### SOURCE EXCERPT
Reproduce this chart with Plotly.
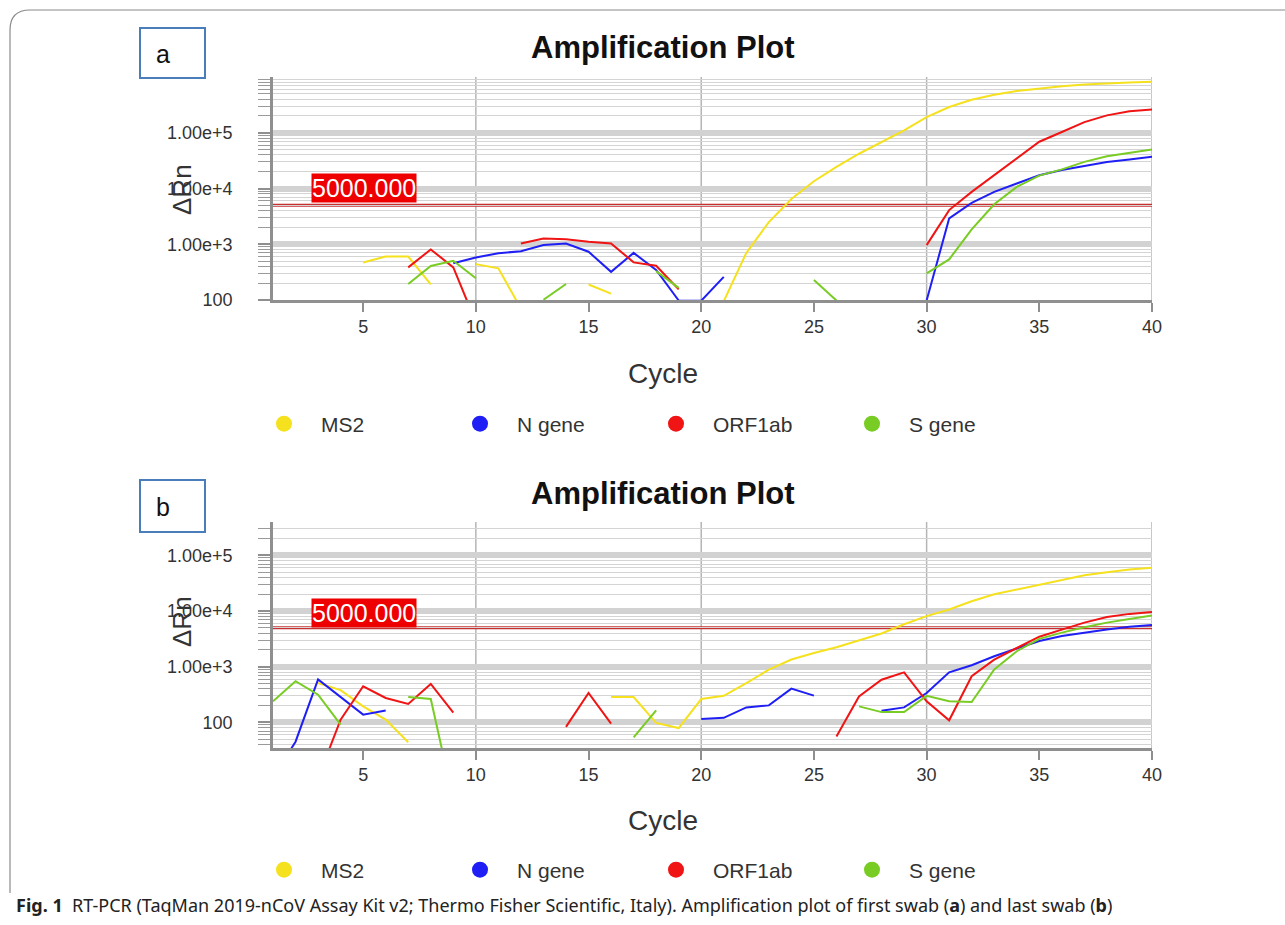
import plotly.graph_objects as go

W, H = 1285, 925

CYCLES = list(range(1, 41))
SERIES_NAMES = ["MS2", "N gene", "ORF1ab", "S gene"]
SERIES_COLORS = ["#f5e11e", "#1f1ff5", "#f01414", "#78cc23"]
THRESHOLD = 5000
PANEL_TITLE = "Amplification Plot"
Y_TICK_VALS = [100, 1000, 10000, 100000]
Y_TICK_TEXT = ["100", "1.00e+3", "1.00e+4", "1.00e+5"]
X_TICK_VALS = [5, 10, 15, 20, 25, 30, 35, 40]
X_GRID_VALS = [10, 20, 30, 40]

N = None
# ---- panel a (first swab) ----
MS2_A = [N, N, N, N, 470, 600, 600, 190, N, 440,
         370, 70, N, N, 190, 130, N, N, N, N,
         95, 700, 2500, 6500, 13500, 24500, 42000, 68000, 110000, 190000,
         290000, 390000, 480000, 560000, 620000, 680000, 730000, 770000, 800000, 820000]
NGENE_A = [N, N, N, N, N, N, N, N, 455, 580,
           690, 750, 965, 1030, 735, 320, 700, 345, 98, 97,
           260, N, N, N, N, N, N, N, N, 98,
           2900, 5500, 8700, 12300, 17300, 21500, 25600, 30000, 33000, 37000]
ORF1AB_A = [N, N, N, N, N, N, 385, 807, 385, 40,
            N, 1035, 1270, 1230, 1110, 1035, 473, 412, 155, N,
            N, N, N, N, N, N, N, N, N, 965,
            4100, 8700, 17300, 35000, 69000, 103000, 155000, 205000, 243000, 260000]
SGENE_A = [N, N, N, N, N, N, 194, 407, 505, 245,
           N, N, 101, 194, N, N, N, 330, 165, N,
           N, N, N, N, 228, 98, N, N, N, 300,
           535, 1850, 5200, 10700, 17000, 22000, 30000, 38000, 44000, 50000]
# ---- panel b (last swab) ----
MS2_B = [N, N, 510, 380, 194, 112, 44, N, N, N,
         N, N, N, N, N, 285, 285, 98, 79, 263,
         300, 510, 885, 1350, 1770, 2240, 2950, 3950, 5800, 8100,
         10700, 15000, 20000, 24500, 30000, 37000, 44000, 50000, 56000, 60000]
NGENE_B = [10, 45, 590, 285, 138, 164, N, N, N, N,
           N, N, N, N, N, N, N, N, N, 115,
           121, 186, 202, 404, 302, N, N, 162, 186, 337,
           794, 1065, 1540, 2130, 2900, 3550, 4100, 4650, 5200, 5600]
ORF1AB_B = [N, N, 10, 112, 445, 275, 214, 490, 150, N,
            N, N, N, 83, 337, 95, N, N, N, N,
            N, N, N, N, N, 56, 293, 585, 794, 239,
            109, 675, 1340, 2170, 3460, 4650, 6200, 7800, 8900, 9600]
SGENE_B = [239, 550, 315, 91, N, N, 285, 263, 4, N,
           N, N, N, N, N, N, 54, 165, N, N,
           N, N, N, N, N, N, 194, 153, 153, 300,
           239, 233, 890, 1900, 3170, 4100, 5100, 6200, 7200, 8300]

PANELS = [
    dict(label="a", series=[MS2_A, NGENE_A, ORF1AB_A, SGENE_A], yrange=[2.0, 6.0]),
    dict(label="b", series=[MS2_B, NGENE_B, ORF1AB_B, SGENE_B], yrange=[1.54, 5.6]),
]

# ---- layout geometry (pixels) ----
PLOT_X0, PLOT_X1 = 273, 1152
GEOM = [
    dict(top=77, bottom=300, title_y=47, box=(140, 28, 205, 78), letter=(163, 54),
         ylab_y=190, cycle_y=373, legend_y=424, thr_label_y=188),
    dict(top=522, bottom=748, title_y=493, box=(140, 480, 205, 532), letter=(163, 507),
         ylab_y=622, cycle_y=820, legend_y=870, thr_label_y=613),
]


def px(x):
    return x / W


def py(y):
    return 1 - y / H


FONT = "Liberation Sans, Arial, sans-serif"

fig = go.Figure()

minor_vals = []
for d in range(0, 7):
    for k in range(2, 10):
        minor_vals.append(k * 10 ** d)

shapes = []
annotations = []
layout_axes = {}

for i, (panel, g) in enumerate(zip(PANELS, GEOM)):
    xa = "x" if i == 0 else "x2"
    ya = "y" if i == 0 else "y2"
    xkey = "xaxis" if i == 0 else "xaxis2"
    ykey = "yaxis" if i == 0 else "yaxis2"
    leg = "legend" if i == 0 else "legend2"

    for name, color, vals in zip(SERIES_NAMES, SERIES_COLORS, panel["series"]):
        fig.add_trace(go.Scatter(
            x=CYCLES, y=vals, mode="lines", name=name,
            line=dict(color=color, width=2), connectgaps=False,
            xaxis=xa, yaxis=ya, showlegend=False, hoverinfo="skip"))
        fig.add_trace(go.Scatter(
            x=[None], y=[None], mode="markers", name=name,
            marker=dict(color=color, size=22), xaxis=xa, yaxis=ya,
            legend=leg, showlegend=True))

    layout_axes[xkey] = dict(
        domain=[px(PLOT_X0), px(PLOT_X1)], range=[1, 40], anchor=ya,
        tickmode="array", tickvals=X_TICK_VALS, ticks="outside", ticklen=9,
        tickwidth=2, tickcolor="#8f8f8f", showgrid=False, zeroline=False,
        showline=True, linecolor="#8f8f8f", linewidth=2.5,
        tickfont=dict(family=FONT, size=18, color="#333333"), automargin=False)
    layout_axes[ykey] = dict(
        domain=[py(g["bottom"]), py(g["top"])], type="log", range=panel["yrange"],
        anchor=xa, tickmode="array", tickvals=Y_TICK_VALS, ticktext=Y_TICK_TEXT,
        ticks="outside", ticklen=12, tickwidth=1.5, tickcolor="#8f8f8f",
        showgrid=True, gridcolor="#d2d2d2", gridwidth=6, zeroline=False,
        showline=True, linecolor="#8f8f8f", linewidth=2.5,
        ticklabelstandoff=22,
        minor=dict(tickmode="array", tickvals=minor_vals, ticks="outside",
                   ticklen=12, tickwidth=1, tickcolor="#9a9a9a",
                   showgrid=True, gridcolor="#d4d4d4", gridwidth=1),
        tickfont=dict(family=FONT, size=18, color="#333333"), automargin=False)

    for gx in X_GRID_VALS:
        shapes.append(dict(type="line", xref=xa, yref=f"{ya} domain", x0=gx, x1=gx,
                           y0=0, y1=1, line=dict(color="#b5b5b5", width=1.5),
                           layer="below"))
    shapes.append(dict(type="line", xref=f"{xa} domain", yref=ya, x0=0, x1=1,
                       y0=THRESHOLD, y1=THRESHOLD,
                       line=dict(color="#c83030", width=3), layer="below"))

    annotations.append(dict(
        x=px(311), y=py(g["thr_label_y"]), xref="paper", yref="paper",
        xanchor="left", yanchor="middle", showarrow=False,
        text=f"{THRESHOLD:.3f}", bgcolor="#ee0000", borderpad=0,
        font=dict(family=FONT, size=25, color="white")))

    annotations.append(dict(
        x=px(663), y=py(g["title_y"]), xref="paper", yref="paper",
        xanchor="center", yanchor="middle", showarrow=False,
        text=f"<b>{PANEL_TITLE}</b>", font=dict(family=FONT, size=31, color="#111111")))

    annotations.append(dict(
        x=px(663), y=py(g["cycle_y"]), xref="paper", yref="paper",
        xanchor="center", yanchor="middle", showarrow=False,
        text="Cycle", font=dict(family=FONT, size=28, color="#333333")))

    annotations.append(dict(
        x=px(182), y=py(g["ylab_y"]), xref="paper", yref="paper",
        xanchor="center", yanchor="middle", showarrow=False, textangle=-90,
        text="ΔRn",
        font=dict(family=FONT, size=26, color="#333333")))

    bx0, by0, bx1, by1 = g["box"]
    shapes.append(dict(type="rect", xref="paper", yref="paper",
                       x0=px(bx0), x1=px(bx1), y0=py(by1), y1=py(by0),
                       line=dict(color="#4a7ebb", width=2), fillcolor="white"))
    annotations.append(dict(
        x=px(g["letter"][0]), y=py(g["letter"][1]), xref="paper", yref="paper",
        xanchor="center", yanchor="middle", showarrow=False,
        text=panel["label"], font=dict(family=FONT, size=25, color="#111111")))

# outer frame
fx0, fy0, r = 10, 10, 20
frame_path = (f"M {px(W + 5)},{py(fy0)} L {px(fx0 + r)},{py(fy0)} "
              f"Q {px(fx0)},{py(fy0)} {px(fx0)},{py(fy0 + r)} L {px(fx0)},{py(893)}")
shapes.append(dict(type="path", xref="paper", yref="paper", path=frame_path,
                   line=dict(color="#8a8a8a", width=1.2)))

annotations.append(dict(
    x=px(14), y=py(905), xref="paper", yref="paper", xanchor="left", yanchor="middle",
    showarrow=False,
    text=("<b>Fig. 1</b>  RT-PCR (TaqMan 2019-nCoV Assay Kit v2; Thermo Fisher Scientific, "
          "Italy). Amplification plot of first swab (<b>a</b>) and last swab (<b>b</b>)"),
    font=dict(family="Liberation Sans Narrow, Noto Sans, sans-serif", size=18, color="#222222")))

legend_common = dict(orientation="h", xanchor="left", yanchor="middle",
                     entrywidth=117, entrywidthmode="pixels", itemwidth=64,
                     itemsizing="trace", bgcolor="rgba(0,0,0,0)",
                     font=dict(family=FONT, size=21, color="#333333"))

fig.update_layout(
    width=W, height=H, margin=dict(l=0, r=0, t=0, b=0),
    paper_bgcolor="white", plot_bgcolor="white",
    showlegend=True,
    legend=dict(x=px(247), y=py(GEOM[0]["legend_y"]), **legend_common),
    legend2=dict(x=px(247), y=py(GEOM[1]["legend_y"]), **legend_common),
    shapes=shapes, annotations=annotations, **layout_axes)

fig.write_html("out.html", config={"displayModeBar": False},
               post_script="document.body.style.margin='0';")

### SET EXERCISE
Pictures excluded, repeat exactly the lines from the top of the material through the line with "W, H = 1285, 925", including both of those lines.

### SOLUTION TO THIS PROBLEM
Reproduce this chart with Plotly.
import plotly.graph_objects as go

W, H = 1285, 925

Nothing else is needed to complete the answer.